### Dataset extract

________________________

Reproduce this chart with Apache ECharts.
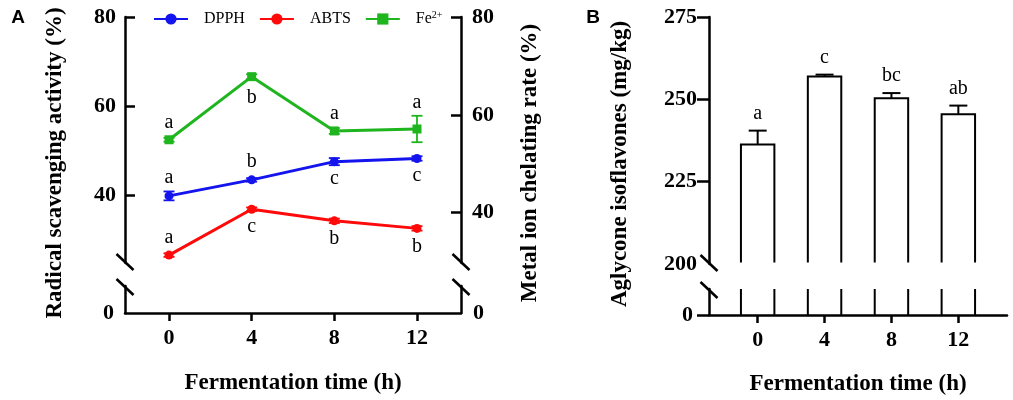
<!DOCTYPE html>
<html><head><meta charset="utf-8">
<script src="https://cdn.jsdelivr.net/npm/echarts@6/dist/echarts.min.js"></script>
<style>html,body{margin:0;padding:0;background:#fff}#c{width:1013px;height:400px}</style>
</head><body><div id="c"></div>
<script>
// ---------- data ----------
const times = [0, 4, 8, 12];
const dpph = [39.8, 43.4, 47.5, 48.2];
const dpphErr = [1.0, 0.4, 0.8, 0.5];
const dpphLetters = ['a', 'b', 'c', 'c'];
const abts = [26.5, 36.8, 34.2, 32.5];
const abtsErr = [0.4, 0.4, 0.5, 0.5];
const abtsLetters = ['a', 'c', 'b', 'b'];
const fe = [54.9, 67.8, 56.7, 57.1];
const feErr = [0.4, 0.5, 0.6, 2.7];
const feLetters = ['a', 'b', 'a', 'a'];
const aglycone = [236.3, 256.9, 250.3, 245.5];
const aglyconeErr = [4.2, 0.6, 1.6, 2.6];
const aglyconeLetters = ['a', 'c', 'bc', 'ab'];
const leftTicksA = [40, 60, 80];
const rightTicksA = [40, 60, 80];
const zeroTick = [0];
const ticksB = [225, 250, 275];
const labelsB = [200, 225, 250, 275];
const xTicks = [0, 4, 8, 12];
const seriesNames = ['DPPH', 'ABTS', 'Fe2+'];

// ---------- layout / style ----------
const SERIF = "'Liberation Serif','Times New Roman',serif";
const SANS = "'Liberation Sans',Arial,sans-serif";
const BLUE = '#1414ee', RED = '#ff0a0a', GREEN = '#1fb51f';
const A = {l: 125, r: 461, t: 17, ub: 263, lt: 286, lb: 313};
const B = {l: 709, r: 1007, t: 17, ub: 264, lt: 289, lb: 315};
const AX_LINE = {color: '#000', width: 2.5};
const A_X = [-2.13, 14.13], B_X = [-2.91, 14.91];
const A_LEFT = [24.72, 80], A_RIGHT = [29.7, 80], B_UP = [200, 275], LOW = [0, 10];
const TICK_FONT = 22, TITLE_FONT = 23;

const chart = echarts.init(document.getElementById('c'));

function xAxisCfg(grid, range, visible) {
  if (!visible) return {gridIndex: grid, type: 'value', min: range[0], max: range[1], show: false};
  return {
    gridIndex: grid, type: 'value', min: range[0], max: range[1],
    axisLine: {show: true, onZero: false, lineStyle: AX_LINE},
    axisTick: {show: true, customValues: xTicks, length: 8, inside: false, lineStyle: AX_LINE},
    axisLabel: {customValues: xTicks, margin: 14, color: '#000', fontFamily: SERIF, fontWeight: 'bold', fontSize: TICK_FONT},
    splitLine: {show: false}
  };
}
function yAxisCfg(grid, pos, range, ticks, labels, opts) {
  return {
    gridIndex: grid, type: 'value', position: pos, min: range[0], max: range[1],
    axisLine: {show: true, onZero: false, lineStyle: AX_LINE},
    axisTick: ticks ? {show: true, customValues: ticks, length: opts.len, inside: opts.inside, lineStyle: AX_LINE} : {show: false},
    axisLabel: {customValues: labels, margin: opts.margin, color: '#000', fontFamily: SERIF, fontWeight: 'bold', fontSize: TICK_FONT},
    splitLine: {show: false}
  };
}

function errSeries(xi, yi, vals, errs, color, cap, lw, upOnly) {
  return {
    type: 'custom', xAxisIndex: xi, yAxisIndex: yi, z: 4, silent: true,
    data: times.map((t, i) => [t, vals[i], errs[i]]),
    encode: {x: 0, y: 1},
    renderItem: function (params, api) {
      const x = api.value(0), v = api.value(1), e = api.value(2);
      const hi = api.coord([x, v + e]);
      const lo = api.coord([x, upOnly ? v : v - e]);
      const st = {stroke: color, lineWidth: lw};
      const ch = [
        {type: 'line', shape: {x1: hi[0], y1: hi[1], x2: lo[0], y2: lo[1]}, style: st},
        {type: 'line', shape: {x1: hi[0] - cap, y1: hi[1], x2: hi[0] + cap, y2: hi[1]}, style: st}
      ];
      if (!upOnly) ch.push({type: 'line', shape: {x1: lo[0] - cap, y1: lo[1], x2: lo[0] + cap, y2: lo[1]}, style: st});
      return {type: 'group', children: ch};
    }
  };
}

function letterSeries(xi, yi, vals, errs, letters, place, gapTop, gapBottom) {
  return {
    type: 'custom', xAxisIndex: xi, yAxisIndex: yi, z: 5, silent: true,
    data: times.map((t, i) => [t, vals[i], errs[i]]),
    encode: {x: 0, y: 1},
    renderItem: function (params, api) {
      const i = params.dataIndex;
      const x = api.value(0), v = api.value(1), e = api.value(2);
      const p = api.coord([x, v]);
      const ePx = api.size([0, e])[1];
      let y;
      if (place[i] === 'top') y = p[1] - Math.max(gapTop, ePx + 13);
      else y = p[1] + gapBottom;
      return {type: 'text', x: p[0], y: y, style: {text: letters[i], align: 'center', verticalAlign: 'middle',
        fontFamily: SERIF, fontSize: 20, fill: '#000'}};
    }
  };
}

function lineSeries(name, yi, vals, color, symbol, size) {
  return {
    name: name, type: 'line', xAxisIndex: 0, yAxisIndex: yi, z: 3,
    data: times.map((t, i) => [t, vals[i]]),
    symbol: symbol, symbolSize: size, showSymbol: true,
    lineStyle: {color: color, width: 3}, itemStyle: {color: color}
  };
}

function slash(cx, cy) {
  return {type: 'line', shape: {x1: cx - 8.5, y1: cy - 8, x2: cx + 8.5, y2: cy + 8},
    style: {stroke: '#000', lineWidth: 2.5}, z: 10};
}
function text(t, x, y, font, rot) {
  return {type: 'text', x: x, y: y, rotation: rot || 0, z: 10,
    style: {text: t, align: 'center', verticalAlign: 'middle', font: font, fill: '#000'}};
}

const option = {
  animation: false,
  backgroundColor: '#fff',
  grid: [
    {left: A.l, top: A.t, width: A.r - A.l, height: A.ub - A.t},
    {left: A.l, top: A.lt, width: A.r - A.l, height: A.lb - A.lt},
    {left: B.l, top: B.t, width: B.r - B.l, height: B.ub - B.t},
    {left: B.l, top: B.lt, width: B.r - B.l, height: B.lb - B.lt}
  ],
  xAxis: [
    xAxisCfg(0, A_X, false),
    xAxisCfg(1, A_X, true),
    xAxisCfg(2, B_X, false),
    xAxisCfg(3, B_X, true)
  ],
  yAxis: [
    yAxisCfg(0, 'left', A_LEFT, leftTicksA, leftTicksA, {len: 10, inside: true, margin: 9}),
    yAxisCfg(0, 'right', A_RIGHT, rightTicksA, rightTicksA, {len: 10, inside: true, margin: 11}),
    yAxisCfg(1, 'left', LOW, null, zeroTick, {margin: 11}),
    yAxisCfg(1, 'right', LOW, null, zeroTick, {margin: 12}),
    yAxisCfg(2, 'left', B_UP, ticksB, labelsB, {len: 12, inside: false, margin: 12}),
    yAxisCfg(3, 'left', LOW, zeroTick, zeroTick, {len: 12, inside: false, margin: 16})
  ],
  legend: {
    data: seriesNames, left: 153, top: 10, padding: 0, itemWidth: 34, itemHeight: 14, itemGap: 14,
    formatter: function (name) {
      return name === 'Fe2+' ? '{n|Fe}{s|2+}' : '{n|' + name + '}';
    },
    textStyle: {
      color: '#000',
      rich: {
        n: {fontFamily: SERIF, fontSize: 16, color: '#000', padding: [0, 0, 0, 11], lineHeight: 18},
        s: {fontFamily: SERIF, fontSize: 10, color: '#000', verticalAlign: 'top', lineHeight: 10}
      }
    }
  },
  series: [
    lineSeries('DPPH', 0, dpph, BLUE, 'circle', 9),
    lineSeries('ABTS', 0, abts, RED, 'circle', 9),
    lineSeries('Fe2+', 1, fe, GREEN, 'rect', 9),
    errSeries(0, 0, dpph, dpphErr, BLUE, 5.5, 1.8, false),
    errSeries(0, 0, abts, abtsErr, RED, 5.5, 1.8, false),
    errSeries(0, 1, fe, feErr, GREEN, 5.5, 1.8, false),
    letterSeries(0, 0, dpph, dpphErr, dpphLetters, ['top', 'top', 'bottom', 'bottom'], 18, 17),
    letterSeries(0, 0, abts, abtsErr, abtsLetters, ['top', 'bottom', 'bottom', 'bottom'], 17, 18),
    letterSeries(0, 1, fe, feErr, feLetters, ['top', 'bottom', 'top', 'top'], 17, 21),
    // Panel B: bars (upper segment)
    {
      type: 'custom', xAxisIndex: 2, yAxisIndex: 4, z: 3, silent: true,
      data: times.map((t, i) => [t, aglycone[i]]),
      encode: {x: 0, y: 1},
      renderItem: function (params, api) {
        const x = api.value(0), v = api.value(1);
        const hw = api.size([1, 0])[0];
        const top = api.coord([x, v]);
        const bot = api.coord([x, B_UP[0]]);
        return {type: 'polyline', shape: {points: [[top[0] - hw, bot[1] - 1.5], [top[0] - hw, top[1]], [top[0] + hw, top[1]], [top[0] + hw, bot[1] - 1.5]]},
          style: {stroke: '#000', lineWidth: 2, fill: null}};
      }
    },
    // Panel B: bars (lower segment)
    {
      type: 'custom', xAxisIndex: 3, yAxisIndex: 5, z: 3, silent: true,
      data: times.map((t, i) => [t, aglycone[i]]),
      encode: {x: 0},
      renderItem: function (params, api) {
        const x = api.value(0);
        const hw = api.size([1, 0])[0];
        const b = api.coord([x, LOW[0]]);
        const t = api.coord([x, LOW[1]]);
        const st = {stroke: '#000', lineWidth: 2};
        return {type: 'group', children: [
          {type: 'line', shape: {x1: b[0] - hw, y1: b[1], x2: b[0] - hw, y2: t[1]}, style: st},
          {type: 'line', shape: {x1: b[0] + hw, y1: b[1], x2: b[0] + hw, y2: t[1]}, style: st}
        ]};
      }
    },
    errSeries(2, 4, aglycone, aglyconeErr, '#000', 9, 2, true),
    {
      type: 'custom', xAxisIndex: 2, yAxisIndex: 4, z: 5, silent: true,
      data: times.map((t, i) => [t, aglycone[i] + aglyconeErr[i]]),
      encode: {x: 0, y: 1},
      renderItem: function (params, api) {
        const p = api.coord([api.value(0), api.value(1)]);
        return {type: 'text', x: p[0], y: p[1] - 17, style: {text: aglyconeLetters[params.dataIndex], align: 'center',
          verticalAlign: 'middle', fontFamily: SERIF, fontSize: 20, fill: '#000'}};
      }
    }
  ],
  graphic: [
    slash(A.l, A.ub - 1), slash(A.l, A.lt + 1), slash(A.r, A.ub - 1), slash(A.r, A.lt + 1),
    slash(B.l, B.ub - 1), slash(B.l, B.lt + 1),
    text('A', 18, 18, 'bold 19px ' + SANS),
    text('B', 593, 18, 'bold 19px ' + SANS),
    text('Radical scavenging activity (%)', 55, 163, 'bold ' + TITLE_FONT + 'px ' + SERIF, Math.PI / 2),
    text('Metal ion chelating rate (%)', 530, 163, 'bold ' + TITLE_FONT + 'px ' + SERIF, Math.PI / 2),
    text('Aglycone isoflavones (mg/kg)', 620, 164, 'bold ' + TITLE_FONT + 'px ' + SERIF, Math.PI / 2),
    text('Fermentation time (h)', (A.l + A.r) / 2, 383, 'bold ' + TITLE_FONT + 'px ' + SERIF),
    text('Fermentation time (h)', (B.l + B.r) / 2, 384, 'bold ' + TITLE_FONT + 'px ' + SERIF)
  ]
};
chart.setOption(option);
</script>
</body></html>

________________________

### What is asked
Begin at the top of the material above and output each line exactly, stopping after the line that holds "const chart = echarts.init(document.getElementById('c'));". Leave out pictures.

### The solution
Reproduce this chart with Apache ECharts.
<!DOCTYPE html>
<html><head><meta charset="utf-8">
<script src="https://cdn.jsdelivr.net/npm/echarts@6/dist/echarts.min.js"></script>
<style>html,body{margin:0;padding:0;background:#fff}#c{width:1013px;height:400px}</style>
</head><body><div id="c"></div>
<script>
// ---------- data ----------
const times = [0, 4, 8, 12];
const dpph = [39.8, 43.4, 47.5, 48.2];
const dpphErr = [1.0, 0.4, 0.8, 0.5];
const dpphLetters = ['a', 'b', 'c', 'c'];
const abts = [26.5, 36.8, 34.2, 32.5];
const abtsErr = [0.4, 0.4, 0.5, 0.5];
const abtsLetters = ['a', 'c', 'b', 'b'];
const fe = [54.9, 67.8, 56.7, 57.1];
const feErr = [0.4, 0.5, 0.6, 2.7];
const feLetters = ['a', 'b', 'a', 'a'];
const aglycone = [236.3, 256.9, 250.3, 245.5];
const aglyconeErr = [4.2, 0.6, 1.6, 2.6];
const aglyconeLetters = ['a', 'c', 'bc', 'ab'];
const leftTicksA = [40, 60, 80];
const rightTicksA = [40, 60, 80];
const zeroTick = [0];
const ticksB = [225, 250, 275];
const labelsB = [200, 225, 250, 275];
const xTicks = [0, 4, 8, 12];
const seriesNames = ['DPPH', 'ABTS', 'Fe2+'];

// ---------- layout / style ----------
const SERIF = "'Liberation Serif','Times New Roman',serif";
const SANS = "'Liberation Sans',Arial,sans-serif";
const BLUE = '#1414ee', RED = '#ff0a0a', GREEN = '#1fb51f';
const A = {l: 125, r: 461, t: 17, ub: 263, lt: 286, lb: 313};
const B = {l: 709, r: 1007, t: 17, ub: 264, lt: 289, lb: 315};
const AX_LINE = {color: '#000', width: 2.5};
const A_X = [-2.13, 14.13], B_X = [-2.91, 14.91];
const A_LEFT = [24.72, 80], A_RIGHT = [29.7, 80], B_UP = [200, 275], LOW = [0, 10];
const TICK_FONT = 22, TITLE_FONT = 23;

const chart = echarts.init(document.getElementById('c'));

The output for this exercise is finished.